While votes are still being counted, Davila is currently behind challenger Terry Taplin in the District 2 City Council race by about 10 percentage points, as of press time. During council comment on the consent calendar, Davila alleged that her City Council colleagues had conspired to undermine her reelection efforts.
“It was the entire council that also teamed up with Berkeleyside and East Bay Times, with lies, deception, collusion, corruption, stealing and all kinds of shenanigans,” Davila alleged during the meeting. “In 2016, I was an unexpected victory, and I was treated that way the entire time, so they had four years to come up with this plan. Looks like they did a good job.”
This was not the first time Davila has made such claims. In a post-election interview, Davila alleged that “sabotage” had taken place and that her campaign signs had been stolen or damaged, among other claims.
Tensions briefly escalated when Mayor Jesse Arreguín made an attempt to redirect the discussion back to the consent calendar.

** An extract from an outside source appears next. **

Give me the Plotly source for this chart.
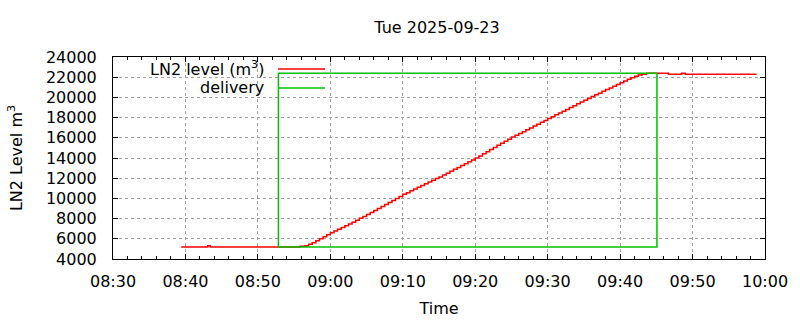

“I will finish speaking,” Davila said, speaking over Arreguín. “You’re not silencing me anymore. … I’m free now to say whatever the hell I want, when I want.”
Later in the meeting, a lengthy discussion took place over an item proposed by Councilmember Rashi Kesarwani that would install additional lighting and security cameras along major streets serving as entry and exit points to the city in order to assist police investigators in identifying fleeing suspects.
In light of budgetary concerns, Kesarwani submitted amendments to the item that would instead refer the cameras to a community input process for the reimagining public safety omnibus package, which passed in July. Funds for additional street lighting in “high crime areas” would be referred to the upcoming November budget process.
Despite the amendments, members of the City Council and the public voiced concerns over whether limited budget dollars should be spent on cameras without further research and the impact that added surveillance would have on civil liberties.
“I don’t think we want to become a surveillance fortress and be filming everybody that comes into and out of Berkeley,” said Councilmember Sophie Hahn during the meeting. “I’m just really concerned about the cost in civil liberties and the intrusiveness of government surveillance.”
Before a vote could take place on the item, Arreguín abruptly adjourned the meeting at its regular end time of 11 p.m., as no motion to extend the meeting had been made. The remaining action items will be referred to the Agenda and Rules Committee as unfinished business, Arreguín said.
Among the remaining items was a resolution to take a vote of no confidence in Berkeley Police Department Chief Andrew Greenwood, which Davila introduced after a comment Greenwood made during a June City Council meeting when he suggested that firearms are the alternative to tear gas as a means of crowd control.
The item has since appeared on the City Council’s action calendar multiple times and has yet to be taken up for discussion, which members of the public have taken issue with during City Council meetings.
“I ask the council to take some courage. Take the moral courage to take a vote,” said public commenter James McFadden during the meeting. “Stop making the public wait until 11 p.m. and then postponing when it’s a controversial vote.”